1. That the husband shall pay to his wife such weekly sum as the Court or magistrate may consider to be in accordance with his means, and with any means which the wife may have for her support, and the payment of any sum of money so ordered shall be enforceable and enforced against the husband in the same manner as the payment of money is enforced under an order of affiliation; and the Court or magistrate by whom any such order for payment of money shall be made shall have power from time to time to vary the same on the application of either the husband or the wife, upon proof that the means of the husband or wife have been altered in amount since the original order or any subsequent order varying it shall have been made.

2. That the legal custody of any children of the marriage under the age of ten years shall, in the discretion of the Court or magistrate, be given to the wife.

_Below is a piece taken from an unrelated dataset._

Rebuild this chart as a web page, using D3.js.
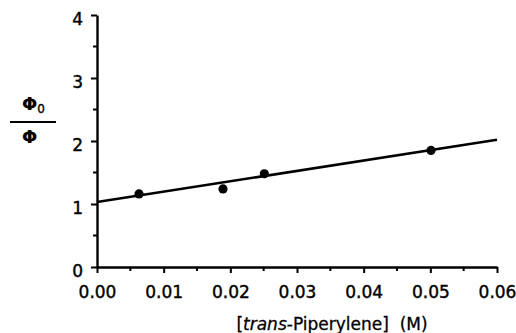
<!DOCTYPE html>
<html>
<head>
<meta charset="utf-8">
<script src="https://cdn.jsdelivr.net/npm/d3@7"></script>
<style>
  body { margin: 0; background: #fff; }
  text { font-family: "DejaVu Sans", Verdana, sans-serif; fill: #000; }
</style>
</head>
<body>
<div id="chart"></div>
<script>
// measured points: [trans-piperylene] (M) vs phi0/phi
const conc = [0.0063, 0.0189, 0.0251, 0.0501];
const ratio = [1.16, 1.24, 1.48, 1.85];

// fitted Stern-Volmer line, read at its two ends
const fitX = [0, 0.06];
const fitY = [1.03, 2.02];

const xTicks = [0, 0.01, 0.02, 0.03, 0.04, 0.05, 0.06];
const xMinor = [0.005, 0.015, 0.025, 0.035, 0.045, 0.055];
const yTicks = [0, 1, 2, 3, 4];
const yMinor = [0.5, 1.5, 2.5, 3.5];

const W = 516, H = 333;
const m = { left: 97, right: 19, top: 15, bottom: 66 };

const svg = d3.select('#chart').append('svg')
  .attr('width', W).attr('height', H);

const x = d3.scaleLinear().domain([0, 0.06]).range([m.left, W - m.right]);
const y = d3.scaleLinear().domain([0, 4]).range([H - m.bottom, m.top]);

const ink = '#000';

// axes
const xAxis = svg.append('g')
  .attr('transform', `translate(0,${y(0)})`)
  .call(d3.axisBottom(x).tickValues(xTicks).tickFormat(d3.format('.2f'))
    .tickSize(6).tickSizeOuter(0).tickPadding(13));

xAxis.append('g').selectAll('line')
  .data(xMinor).join('line')
  .attr('x1', d => x(d)).attr('x2', d => x(d))
  .attr('y1', 0).attr('y2', 4)
  .attr('stroke', ink).attr('stroke-width', 2);

const yAxis = svg.append('g')
  .attr('transform', `translate(${x(0)},0)`)
  .call(d3.axisLeft(y).tickValues(yTicks).tickFormat(d3.format('d'))
    .tickSize(6).tickSizeOuter(0).tickPadding(8));

yAxis.append('g').selectAll('line')
  .data(yMinor).join('line')
  .attr('x1', 0).attr('x2', -4)
  .attr('y1', d => y(d)).attr('y2', d => y(d))
  .attr('stroke', ink).attr('stroke-width', 2);

svg.selectAll('.domain').attr('stroke', ink).attr('stroke-width', 2.4);
svg.selectAll('.tick line').attr('stroke', ink).attr('stroke-width', 2);
svg.selectAll('.tick text')
  .attr('font-size', 17)
  .style('font-family', '"DejaVu Sans", Verdana, sans-serif')
  .style('stroke', ink).style('stroke-width', 0.4);
yAxis.selectAll('.tick text').attr('dy', '0.55em');

// fit line
const line = d3.line().x(d => x(d[0])).y(d => y(d[1]));
svg.append('path')
  .datum(d3.zip(fitX, fitY))
  .attr('d', line)
  .attr('fill', 'none')
  .attr('stroke', ink)
  .attr('stroke-width', 2.5);

// data points
svg.append('g').selectAll('circle')
  .data(d3.zip(conc, ratio)).join('circle')
  .attr('cx', d => x(d[0]))
  .attr('cy', d => y(d[1]))
  .attr('r', 4.6)
  .attr('fill', ink);

// x title
const xt = svg.append('text')
  .attr('x', 332).attr('y', 330)
  .attr('text-anchor', 'middle')
  .attr('font-size', 17)
  .style('white-space', 'pre')
  .style('stroke', ink).style('stroke-width', 0.3);
xt.append('tspan').text('[');
xt.append('tspan').attr('font-style', 'italic').text('trans');
xt.append('tspan').text('-Piperylene]  (M)');

// y title: phi0 / phi
const yl = svg.append('g');
const num = yl.append('text')
  .attr('x', 22).attr('y', 110)
  .attr('font-size', 18).attr('font-weight', 'bold');
num.append('tspan').text('Φ');
num.append('tspan').attr('font-size', 12).attr('font-weight', 'normal')
  .style('stroke', ink).style('stroke-width', 0.35)
  .attr('dy', 3).text('0');
yl.append('line')
  .attr('x1', 10).attr('x2', 56)
  .attr('y1', 122).attr('y2', 122)
  .attr('stroke', ink).attr('stroke-width', 2);
yl.append('text')
  .attr('x', 22).attr('y', 143)
  .attr('font-size', 18).attr('font-weight', 'bold')
  .text('Φ');
</script>
</body>
</html>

At first the magistrates were very chary of granting the Separation Orders. One London Police Magistrate had said that the House of Commons would never put such power in the hands of one of the body, and he was, I suppose, proportionately startled when just six weeks later, it actually lay in his own. By degrees, however, the practice of granting the Orders on proper occasions became common, and appears now to be almost a matter of course. I hope that at least a hundred poor souls each year thus obtain release from their tormentors, and probably the deterrent effect of witnessing such manumission of ill-treated slaves may have still more largely served to protect women from the violence of brutal husbands.